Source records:
>>>
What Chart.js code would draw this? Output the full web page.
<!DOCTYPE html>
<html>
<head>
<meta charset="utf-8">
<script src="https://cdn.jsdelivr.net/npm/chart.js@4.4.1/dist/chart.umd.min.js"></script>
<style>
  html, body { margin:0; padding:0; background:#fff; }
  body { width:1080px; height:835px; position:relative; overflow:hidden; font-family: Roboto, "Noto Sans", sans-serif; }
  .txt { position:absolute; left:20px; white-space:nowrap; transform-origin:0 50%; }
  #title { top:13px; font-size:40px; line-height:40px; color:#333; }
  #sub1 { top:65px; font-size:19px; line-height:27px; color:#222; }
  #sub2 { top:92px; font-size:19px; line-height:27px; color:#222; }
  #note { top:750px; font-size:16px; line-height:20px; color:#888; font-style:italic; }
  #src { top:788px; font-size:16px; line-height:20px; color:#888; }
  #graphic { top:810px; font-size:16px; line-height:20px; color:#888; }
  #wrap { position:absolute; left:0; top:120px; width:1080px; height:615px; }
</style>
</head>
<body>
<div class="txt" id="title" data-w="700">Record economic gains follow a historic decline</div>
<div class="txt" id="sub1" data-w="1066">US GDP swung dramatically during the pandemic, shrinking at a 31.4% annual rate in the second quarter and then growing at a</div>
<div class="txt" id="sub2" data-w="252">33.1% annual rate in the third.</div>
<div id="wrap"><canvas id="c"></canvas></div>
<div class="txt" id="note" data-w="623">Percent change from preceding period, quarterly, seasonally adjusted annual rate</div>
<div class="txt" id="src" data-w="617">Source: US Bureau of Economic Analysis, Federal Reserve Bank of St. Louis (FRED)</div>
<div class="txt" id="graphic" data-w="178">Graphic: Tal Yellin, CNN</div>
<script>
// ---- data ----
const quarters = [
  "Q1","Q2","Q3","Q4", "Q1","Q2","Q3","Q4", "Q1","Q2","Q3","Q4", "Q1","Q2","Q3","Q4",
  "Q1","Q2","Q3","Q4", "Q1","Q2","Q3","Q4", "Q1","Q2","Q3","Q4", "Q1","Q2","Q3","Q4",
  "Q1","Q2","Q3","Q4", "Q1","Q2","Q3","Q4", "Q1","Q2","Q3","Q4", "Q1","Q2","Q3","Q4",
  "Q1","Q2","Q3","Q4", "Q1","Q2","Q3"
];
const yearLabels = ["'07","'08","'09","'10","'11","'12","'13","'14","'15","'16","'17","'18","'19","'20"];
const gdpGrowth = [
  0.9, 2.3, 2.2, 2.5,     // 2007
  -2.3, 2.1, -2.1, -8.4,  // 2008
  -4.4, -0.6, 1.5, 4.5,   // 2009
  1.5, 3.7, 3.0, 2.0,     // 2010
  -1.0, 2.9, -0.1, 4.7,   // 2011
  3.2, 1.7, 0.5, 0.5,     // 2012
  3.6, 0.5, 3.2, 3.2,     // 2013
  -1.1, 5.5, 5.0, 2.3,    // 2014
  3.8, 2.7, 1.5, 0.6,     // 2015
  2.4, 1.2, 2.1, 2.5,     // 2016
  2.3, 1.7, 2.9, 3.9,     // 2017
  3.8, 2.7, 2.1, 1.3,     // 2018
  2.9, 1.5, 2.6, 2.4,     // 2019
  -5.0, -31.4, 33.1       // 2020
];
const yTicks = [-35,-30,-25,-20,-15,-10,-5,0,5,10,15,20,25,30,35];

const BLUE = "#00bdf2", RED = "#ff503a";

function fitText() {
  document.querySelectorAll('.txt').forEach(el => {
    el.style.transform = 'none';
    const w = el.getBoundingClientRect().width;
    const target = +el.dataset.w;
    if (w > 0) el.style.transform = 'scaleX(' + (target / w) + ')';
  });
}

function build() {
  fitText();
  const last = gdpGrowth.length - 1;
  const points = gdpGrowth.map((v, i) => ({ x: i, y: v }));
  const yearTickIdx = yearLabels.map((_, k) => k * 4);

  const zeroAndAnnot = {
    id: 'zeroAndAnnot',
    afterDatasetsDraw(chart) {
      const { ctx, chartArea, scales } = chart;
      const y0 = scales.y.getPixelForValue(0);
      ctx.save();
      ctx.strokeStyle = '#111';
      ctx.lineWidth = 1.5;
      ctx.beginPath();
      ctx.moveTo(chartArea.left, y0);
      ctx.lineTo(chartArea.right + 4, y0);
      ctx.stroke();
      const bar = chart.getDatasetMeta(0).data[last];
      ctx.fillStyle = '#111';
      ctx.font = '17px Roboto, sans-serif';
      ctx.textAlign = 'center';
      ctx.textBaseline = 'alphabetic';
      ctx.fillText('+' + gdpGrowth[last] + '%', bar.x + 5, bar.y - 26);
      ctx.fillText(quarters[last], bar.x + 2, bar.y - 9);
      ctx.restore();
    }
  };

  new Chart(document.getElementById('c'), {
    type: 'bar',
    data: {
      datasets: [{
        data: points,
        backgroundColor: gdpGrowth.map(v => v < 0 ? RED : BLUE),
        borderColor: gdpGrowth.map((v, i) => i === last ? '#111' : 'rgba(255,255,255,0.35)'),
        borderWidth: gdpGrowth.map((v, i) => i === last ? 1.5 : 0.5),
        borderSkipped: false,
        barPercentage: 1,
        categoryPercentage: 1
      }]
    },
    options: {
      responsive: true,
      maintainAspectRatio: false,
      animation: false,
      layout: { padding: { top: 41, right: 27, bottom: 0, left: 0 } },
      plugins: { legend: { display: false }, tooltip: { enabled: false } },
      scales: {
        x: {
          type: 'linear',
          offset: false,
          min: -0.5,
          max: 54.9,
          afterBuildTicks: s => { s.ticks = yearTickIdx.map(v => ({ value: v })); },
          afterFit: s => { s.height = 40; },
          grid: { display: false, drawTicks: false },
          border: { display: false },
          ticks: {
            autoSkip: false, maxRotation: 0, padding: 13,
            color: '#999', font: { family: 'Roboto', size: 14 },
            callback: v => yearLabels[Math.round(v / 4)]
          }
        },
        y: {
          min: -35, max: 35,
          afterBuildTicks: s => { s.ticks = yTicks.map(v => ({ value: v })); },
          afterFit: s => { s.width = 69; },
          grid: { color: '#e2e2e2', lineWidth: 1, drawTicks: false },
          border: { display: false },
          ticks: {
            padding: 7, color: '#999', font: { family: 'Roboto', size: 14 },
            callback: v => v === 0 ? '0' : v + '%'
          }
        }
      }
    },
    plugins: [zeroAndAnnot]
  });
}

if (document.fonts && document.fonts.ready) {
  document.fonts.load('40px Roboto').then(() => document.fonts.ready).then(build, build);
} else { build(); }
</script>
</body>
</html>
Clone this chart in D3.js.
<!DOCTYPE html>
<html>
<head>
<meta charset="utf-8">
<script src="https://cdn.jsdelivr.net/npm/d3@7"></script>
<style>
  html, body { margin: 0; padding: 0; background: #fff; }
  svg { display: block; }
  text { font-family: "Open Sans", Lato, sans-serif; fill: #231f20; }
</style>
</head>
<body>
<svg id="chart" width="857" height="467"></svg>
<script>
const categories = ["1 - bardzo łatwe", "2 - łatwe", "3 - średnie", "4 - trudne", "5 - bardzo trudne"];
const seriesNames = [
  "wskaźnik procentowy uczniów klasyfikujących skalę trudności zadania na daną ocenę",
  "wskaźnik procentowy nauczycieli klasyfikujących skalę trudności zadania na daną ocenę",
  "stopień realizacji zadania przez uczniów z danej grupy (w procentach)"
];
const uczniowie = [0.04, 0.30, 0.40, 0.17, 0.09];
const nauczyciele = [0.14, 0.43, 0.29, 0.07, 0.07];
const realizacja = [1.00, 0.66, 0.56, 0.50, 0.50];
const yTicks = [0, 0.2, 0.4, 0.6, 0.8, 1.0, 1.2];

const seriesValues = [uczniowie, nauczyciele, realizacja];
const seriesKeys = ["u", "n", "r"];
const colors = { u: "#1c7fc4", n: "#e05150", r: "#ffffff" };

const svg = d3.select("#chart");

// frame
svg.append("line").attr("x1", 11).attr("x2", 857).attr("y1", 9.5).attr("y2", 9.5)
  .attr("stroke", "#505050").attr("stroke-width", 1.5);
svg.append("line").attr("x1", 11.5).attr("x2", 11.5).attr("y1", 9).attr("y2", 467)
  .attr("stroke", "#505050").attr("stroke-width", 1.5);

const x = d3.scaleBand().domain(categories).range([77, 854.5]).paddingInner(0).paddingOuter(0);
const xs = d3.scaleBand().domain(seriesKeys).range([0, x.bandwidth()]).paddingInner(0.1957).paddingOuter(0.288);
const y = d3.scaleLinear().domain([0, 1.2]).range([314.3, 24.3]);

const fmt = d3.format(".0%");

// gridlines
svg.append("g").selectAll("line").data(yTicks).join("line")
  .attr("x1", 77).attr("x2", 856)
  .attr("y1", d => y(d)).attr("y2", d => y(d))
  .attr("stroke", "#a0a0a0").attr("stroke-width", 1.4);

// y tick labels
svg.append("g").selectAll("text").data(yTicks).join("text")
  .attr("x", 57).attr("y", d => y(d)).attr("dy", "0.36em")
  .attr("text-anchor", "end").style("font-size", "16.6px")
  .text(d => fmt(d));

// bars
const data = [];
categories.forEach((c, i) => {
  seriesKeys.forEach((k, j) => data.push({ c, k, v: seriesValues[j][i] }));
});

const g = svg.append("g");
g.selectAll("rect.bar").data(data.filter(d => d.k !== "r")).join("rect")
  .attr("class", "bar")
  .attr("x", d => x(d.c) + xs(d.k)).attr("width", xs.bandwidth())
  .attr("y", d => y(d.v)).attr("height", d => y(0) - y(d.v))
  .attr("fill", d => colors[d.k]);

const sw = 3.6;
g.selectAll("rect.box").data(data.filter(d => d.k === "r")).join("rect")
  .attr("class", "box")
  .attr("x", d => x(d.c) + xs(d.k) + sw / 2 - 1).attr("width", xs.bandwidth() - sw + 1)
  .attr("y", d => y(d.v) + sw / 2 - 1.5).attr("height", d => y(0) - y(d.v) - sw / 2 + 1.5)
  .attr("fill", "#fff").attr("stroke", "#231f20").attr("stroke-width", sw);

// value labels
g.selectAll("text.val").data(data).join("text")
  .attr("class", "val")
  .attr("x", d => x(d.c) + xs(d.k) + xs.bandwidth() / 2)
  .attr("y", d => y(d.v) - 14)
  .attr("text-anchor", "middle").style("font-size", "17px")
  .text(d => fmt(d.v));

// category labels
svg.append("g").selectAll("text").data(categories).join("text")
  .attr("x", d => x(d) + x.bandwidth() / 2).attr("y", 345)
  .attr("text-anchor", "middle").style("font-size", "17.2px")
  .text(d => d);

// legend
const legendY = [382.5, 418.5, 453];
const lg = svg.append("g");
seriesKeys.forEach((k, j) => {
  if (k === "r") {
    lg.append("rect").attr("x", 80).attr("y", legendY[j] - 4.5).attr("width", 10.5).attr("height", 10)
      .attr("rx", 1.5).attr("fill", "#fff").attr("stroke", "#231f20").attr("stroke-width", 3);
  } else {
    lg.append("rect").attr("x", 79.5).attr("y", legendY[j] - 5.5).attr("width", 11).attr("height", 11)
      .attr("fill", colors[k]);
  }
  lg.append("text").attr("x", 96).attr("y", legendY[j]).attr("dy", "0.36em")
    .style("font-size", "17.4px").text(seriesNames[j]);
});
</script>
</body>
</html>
<<<
Going down the listing above, begin printing at the line with "Clone this chart in D3.js." and finish with the line with "const yTicks = [0, 0.2, 0.4, 0.6, 0.8, 1.0, 1.2];", exactly as they appear.

Clone this chart in D3.js.
<!DOCTYPE html>
<html>
<head>
<meta charset="utf-8">
<script src="https://cdn.jsdelivr.net/npm/d3@7"></script>
<style>
  html, body { margin: 0; padding: 0; background: #fff; }
  svg { display: block; }
  text { font-family: "Open Sans", Lato, sans-serif; fill: #231f20; }
</style>
</head>
<body>
<svg id="chart" width="857" height="467"></svg>
<script>
const categories = ["1 - bardzo łatwe", "2 - łatwe", "3 - średnie", "4 - trudne", "5 - bardzo trudne"];
const seriesNames = [
  "wskaźnik procentowy uczniów klasyfikujących skalę trudności zadania na daną ocenę",
  "wskaźnik procentowy nauczycieli klasyfikujących skalę trudności zadania na daną ocenę",
  "stopień realizacji zadania przez uczniów z danej grupy (w procentach)"
];
const uczniowie = [0.04, 0.30, 0.40, 0.17, 0.09];
const nauczyciele = [0.14, 0.43, 0.29, 0.07, 0.07];
const realizacja = [1.00, 0.66, 0.56, 0.50, 0.50];
const yTicks = [0, 0.2, 0.4, 0.6, 0.8, 1.0, 1.2];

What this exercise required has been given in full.